**SHORT PROBLEM**. All of the material should be reproduced exactly, with pictures left out.

**RECORDS SUPPLIED**.

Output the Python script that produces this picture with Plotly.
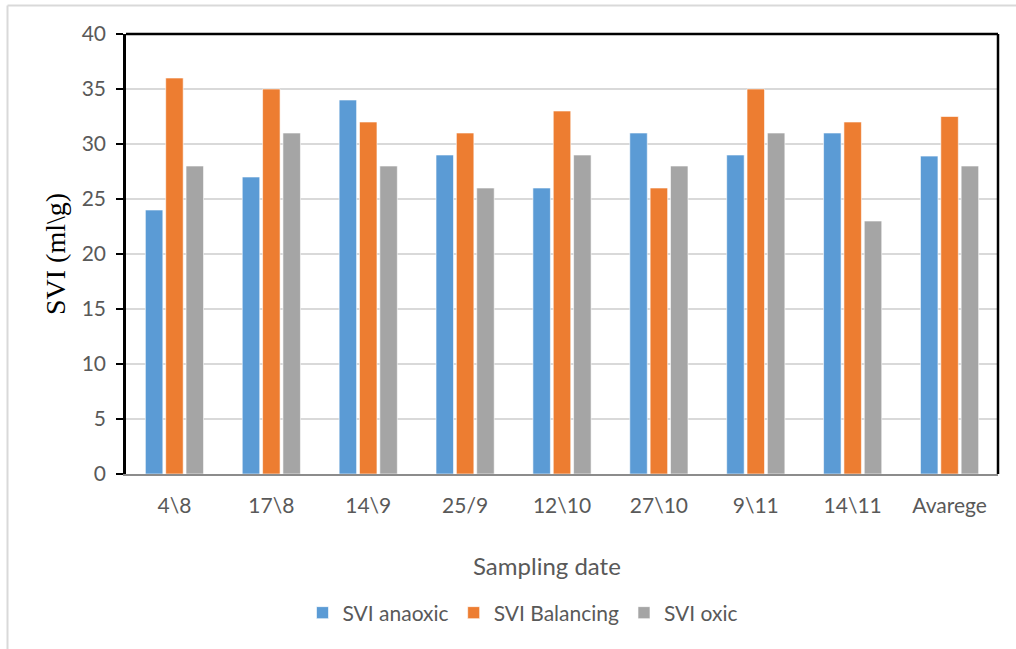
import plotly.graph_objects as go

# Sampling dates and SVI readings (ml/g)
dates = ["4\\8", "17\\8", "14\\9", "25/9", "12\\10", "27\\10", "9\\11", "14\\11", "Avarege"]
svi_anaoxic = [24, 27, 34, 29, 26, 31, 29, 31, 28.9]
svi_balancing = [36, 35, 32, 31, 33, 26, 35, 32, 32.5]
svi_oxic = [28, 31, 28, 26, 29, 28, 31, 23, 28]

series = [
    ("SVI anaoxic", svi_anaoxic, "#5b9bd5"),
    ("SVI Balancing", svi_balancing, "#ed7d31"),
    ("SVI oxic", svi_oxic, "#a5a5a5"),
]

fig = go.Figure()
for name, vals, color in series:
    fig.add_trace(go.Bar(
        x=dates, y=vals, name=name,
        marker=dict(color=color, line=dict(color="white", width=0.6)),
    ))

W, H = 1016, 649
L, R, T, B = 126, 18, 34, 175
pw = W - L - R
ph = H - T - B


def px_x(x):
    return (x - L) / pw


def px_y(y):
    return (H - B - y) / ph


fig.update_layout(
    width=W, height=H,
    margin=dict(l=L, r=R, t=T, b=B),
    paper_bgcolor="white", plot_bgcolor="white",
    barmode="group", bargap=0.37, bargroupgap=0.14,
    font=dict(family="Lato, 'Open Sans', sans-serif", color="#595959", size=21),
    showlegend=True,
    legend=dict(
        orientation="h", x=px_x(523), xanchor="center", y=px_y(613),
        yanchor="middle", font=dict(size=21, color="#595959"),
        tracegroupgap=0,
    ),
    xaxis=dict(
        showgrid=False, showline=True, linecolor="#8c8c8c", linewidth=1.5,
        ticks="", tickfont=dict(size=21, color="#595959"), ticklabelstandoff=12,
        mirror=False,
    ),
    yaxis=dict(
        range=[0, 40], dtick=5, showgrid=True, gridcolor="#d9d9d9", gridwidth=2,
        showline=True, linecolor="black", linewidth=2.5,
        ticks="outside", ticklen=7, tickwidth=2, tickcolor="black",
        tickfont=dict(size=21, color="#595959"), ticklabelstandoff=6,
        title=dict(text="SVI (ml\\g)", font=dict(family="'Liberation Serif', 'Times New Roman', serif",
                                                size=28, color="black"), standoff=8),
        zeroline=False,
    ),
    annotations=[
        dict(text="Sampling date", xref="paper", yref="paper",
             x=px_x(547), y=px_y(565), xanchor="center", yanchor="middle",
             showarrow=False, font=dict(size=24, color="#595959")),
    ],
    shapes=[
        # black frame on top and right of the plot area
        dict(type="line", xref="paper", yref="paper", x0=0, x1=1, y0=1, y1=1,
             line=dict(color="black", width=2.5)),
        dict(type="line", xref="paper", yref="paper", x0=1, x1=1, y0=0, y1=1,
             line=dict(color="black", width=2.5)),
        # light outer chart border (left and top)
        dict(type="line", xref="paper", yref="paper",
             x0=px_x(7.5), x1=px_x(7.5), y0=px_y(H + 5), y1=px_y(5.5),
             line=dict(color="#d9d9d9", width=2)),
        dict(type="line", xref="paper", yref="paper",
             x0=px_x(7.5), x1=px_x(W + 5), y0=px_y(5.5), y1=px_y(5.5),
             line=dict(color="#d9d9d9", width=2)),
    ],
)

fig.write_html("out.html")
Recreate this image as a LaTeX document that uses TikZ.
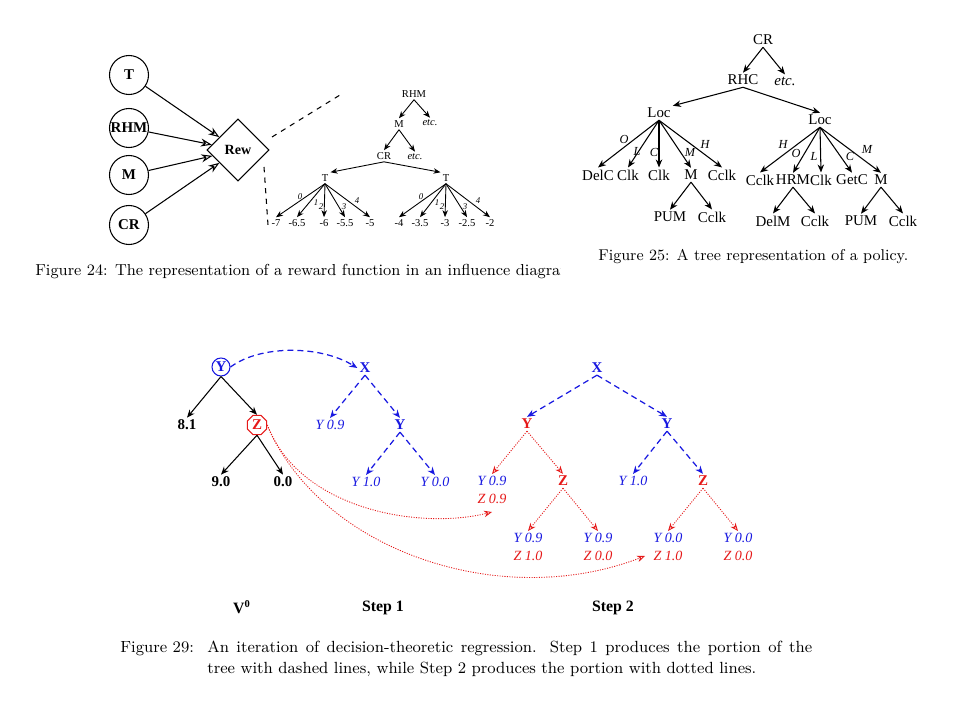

**CORRECT RESULT**.
Output the Python script that produces this picture with Plotly.
import plotly.graph_objects as go

# Sampling dates and SVI readings (ml/g)
dates = ["4\\8", "17\\8", "14\\9", "25/9", "12\\10", "27\\10", "9\\11", "14\\11", "Avarege"]
svi_anaoxic = [24, 27, 34, 29, 26, 31, 29, 31, 28.9]
svi_balancing = [36, 35, 32, 31, 33, 26, 35, 32, 32.5]
svi_oxic = [28, 31, 28, 26, 29, 28, 31, 23, 28]

series = [
    ("SVI anaoxic", svi_anaoxic, "#5b9bd5"),
    ("SVI Balancing", svi_balancing, "#ed7d31"),
    ("SVI oxic", svi_oxic, "#a5a5a5"),
]

fig = go.Figure()
for name, vals, color in series:
    fig.add_trace(go.Bar(
        x=dates, y=vals, name=name,
        marker=dict(color=color, line=dict(color="white", width=0.6)),
    ))

W, H = 1016, 649
L, R, T, B = 126, 18, 34, 175
pw = W - L - R
ph = H - T - B


def px_x(x):
    return (x - L) / pw


def px_y(y):
    return (H - B - y) / ph


fig.update_layout(
    width=W, height=H,
    margin=dict(l=L, r=R, t=T, b=B),
    paper_bgcolor="white", plot_bgcolor="white",
    barmode="group", bargap=0.37, bargroupgap=0.14,
    font=dict(family="Lato, 'Open Sans', sans-serif", color="#595959", size=21),
    showlegend=True,
    legend=dict(
        orientation="h", x=px_x(523), xanchor="center", y=px_y(613),
        yanchor="middle", font=dict(size=21, color="#595959"),
        tracegroupgap=0,
    ),
    xaxis=dict(
        showgrid=False, showline=True, linecolor="#8c8c8c", linewidth=1.5,
        ticks="", tickfont=dict(size=21, color="#595959"), ticklabelstandoff=12,
        mirror=False,
    ),
    yaxis=dict(
        range=[0, 40], dtick=5, showgrid=True, gridcolor="#d9d9d9", gridwidth=2,
        showline=True, linecolor="black", linewidth=2.5,
        ticks="outside", ticklen=7, tickwidth=2, tickcolor="black",
        tickfont=dict(size=21, color="#595959"), ticklabelstandoff=6,
        title=dict(text="SVI (ml\\g)", font=dict(family="'Liberation Serif', 'Times New Roman', serif",
                                                size=28, color="black"), standoff=8),
        zeroline=False,
    ),
    annotations=[
        dict(text="Sampling date", xref="paper", yref="paper",
             x=px_x(547), y=px_y(565), xanchor="center", yanchor="middle",
             showarrow=False, font=dict(size=24, color="#595959")),
    ],
    shapes=[
        # black frame on top and right of the plot area
        dict(type="line", xref="paper", yref="paper", x0=0, x1=1, y0=1, y1=1,
             line=dict(color="black", width=2.5)),
        dict(type="line", xref="paper", yref="paper", x0=1, x1=1, y0=0, y1=1,
             line=dict(color="black", width=2.5)),
        # light outer chart border (left and top)
        dict(type="line", xref="paper", yref="paper",
             x0=px_x(7.5), x1=px_x(7.5), y0=px_y(H + 5), y1=px_y(5.5),
             line=dict(color="#d9d9d9", width=2)),
        dict(type="line", xref="paper", yref="paper",
             x0=px_x(7.5), x1=px_x(W + 5), y0=px_y(5.5), y1=px_y(5.5),
             line=dict(color="#d9d9d9", width=2)),
    ],
)

fig.write_html("out.html")
Recreate this image as a LaTeX document that uses TikZ.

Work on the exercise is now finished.